** What to work on **
Restate, exactly and without pictures, the lines from the start of the listing below through the line holding "from matplotlib.lines import Line2D".

** Recorded data **

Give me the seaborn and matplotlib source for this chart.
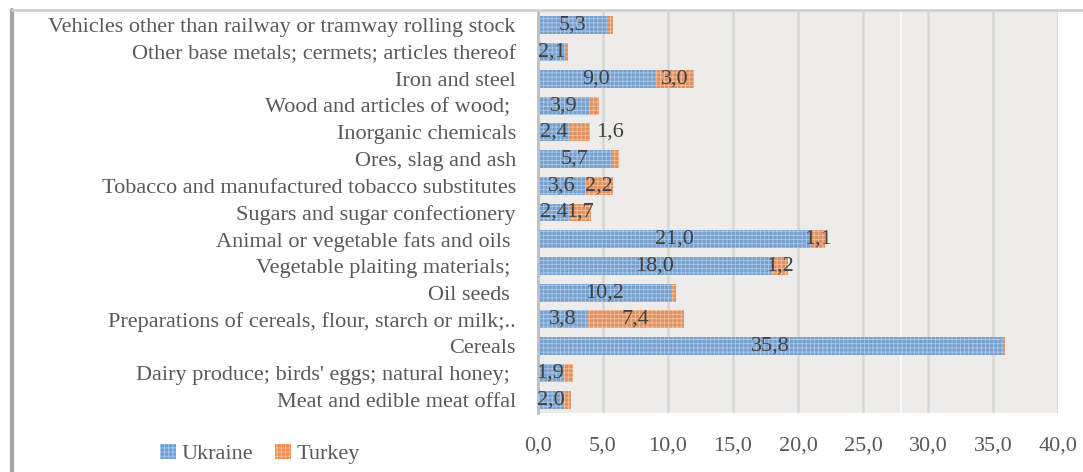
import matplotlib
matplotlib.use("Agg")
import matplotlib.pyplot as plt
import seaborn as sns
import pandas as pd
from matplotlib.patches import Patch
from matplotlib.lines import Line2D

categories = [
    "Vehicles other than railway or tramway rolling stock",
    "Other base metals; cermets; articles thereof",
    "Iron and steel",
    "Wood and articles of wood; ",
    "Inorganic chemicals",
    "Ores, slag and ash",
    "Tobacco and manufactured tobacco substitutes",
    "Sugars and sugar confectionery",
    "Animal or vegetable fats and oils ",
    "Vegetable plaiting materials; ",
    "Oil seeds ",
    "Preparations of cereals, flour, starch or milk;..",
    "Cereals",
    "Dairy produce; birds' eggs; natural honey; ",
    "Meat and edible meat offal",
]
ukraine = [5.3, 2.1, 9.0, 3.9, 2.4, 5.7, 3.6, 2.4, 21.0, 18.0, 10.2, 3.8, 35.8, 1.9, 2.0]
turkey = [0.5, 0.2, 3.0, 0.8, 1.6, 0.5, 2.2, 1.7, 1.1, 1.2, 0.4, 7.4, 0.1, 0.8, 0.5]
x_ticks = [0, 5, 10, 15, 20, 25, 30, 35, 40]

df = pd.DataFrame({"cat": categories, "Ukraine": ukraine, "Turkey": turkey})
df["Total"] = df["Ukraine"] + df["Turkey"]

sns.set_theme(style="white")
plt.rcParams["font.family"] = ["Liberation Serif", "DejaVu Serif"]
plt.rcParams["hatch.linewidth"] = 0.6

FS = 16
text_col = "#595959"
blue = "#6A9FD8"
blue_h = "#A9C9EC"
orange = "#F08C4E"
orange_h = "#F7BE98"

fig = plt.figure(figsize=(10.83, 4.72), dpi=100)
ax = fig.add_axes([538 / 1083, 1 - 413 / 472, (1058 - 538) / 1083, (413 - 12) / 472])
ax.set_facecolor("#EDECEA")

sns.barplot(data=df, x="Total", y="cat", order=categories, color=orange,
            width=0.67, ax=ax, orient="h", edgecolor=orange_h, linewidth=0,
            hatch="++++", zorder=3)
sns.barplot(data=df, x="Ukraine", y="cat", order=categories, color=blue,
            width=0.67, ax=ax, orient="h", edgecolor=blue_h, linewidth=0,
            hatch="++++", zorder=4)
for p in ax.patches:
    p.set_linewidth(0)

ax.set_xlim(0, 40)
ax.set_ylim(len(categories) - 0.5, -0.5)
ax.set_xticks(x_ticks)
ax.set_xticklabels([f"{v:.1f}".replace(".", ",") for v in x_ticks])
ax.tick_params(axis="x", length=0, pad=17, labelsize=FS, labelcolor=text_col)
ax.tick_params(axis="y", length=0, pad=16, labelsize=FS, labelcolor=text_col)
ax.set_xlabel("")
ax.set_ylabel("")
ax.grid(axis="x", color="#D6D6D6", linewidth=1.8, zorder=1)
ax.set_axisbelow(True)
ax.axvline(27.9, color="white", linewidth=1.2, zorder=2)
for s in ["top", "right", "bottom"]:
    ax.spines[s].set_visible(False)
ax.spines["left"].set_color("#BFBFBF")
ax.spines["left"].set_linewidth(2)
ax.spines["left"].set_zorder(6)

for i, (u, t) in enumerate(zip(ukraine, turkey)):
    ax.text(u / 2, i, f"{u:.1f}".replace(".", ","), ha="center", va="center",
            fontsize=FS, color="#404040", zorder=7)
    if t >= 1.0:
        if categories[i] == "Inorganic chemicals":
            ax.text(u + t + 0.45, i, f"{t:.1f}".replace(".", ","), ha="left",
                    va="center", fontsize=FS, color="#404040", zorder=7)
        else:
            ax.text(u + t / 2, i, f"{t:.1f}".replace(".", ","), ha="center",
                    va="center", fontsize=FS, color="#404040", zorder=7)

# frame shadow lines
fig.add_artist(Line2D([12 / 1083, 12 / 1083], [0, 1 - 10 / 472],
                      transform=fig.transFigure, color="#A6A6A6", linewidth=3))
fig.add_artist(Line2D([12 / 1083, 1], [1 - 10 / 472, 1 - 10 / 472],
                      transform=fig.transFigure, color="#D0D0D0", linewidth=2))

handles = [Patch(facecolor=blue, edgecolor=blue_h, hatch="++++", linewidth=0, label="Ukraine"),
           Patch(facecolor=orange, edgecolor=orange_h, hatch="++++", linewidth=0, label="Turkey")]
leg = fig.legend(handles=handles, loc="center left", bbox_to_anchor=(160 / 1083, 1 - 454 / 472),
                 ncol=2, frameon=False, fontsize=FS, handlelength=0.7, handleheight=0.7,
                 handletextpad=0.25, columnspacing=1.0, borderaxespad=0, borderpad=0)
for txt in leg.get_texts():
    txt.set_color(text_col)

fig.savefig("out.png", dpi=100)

** Completed task **
Give me the seaborn and matplotlib source for this chart.
import matplotlib
matplotlib.use("Agg")
import matplotlib.pyplot as plt
import seaborn as sns
import pandas as pd
from matplotlib.patches import Patch
from matplotlib.lines import Line2D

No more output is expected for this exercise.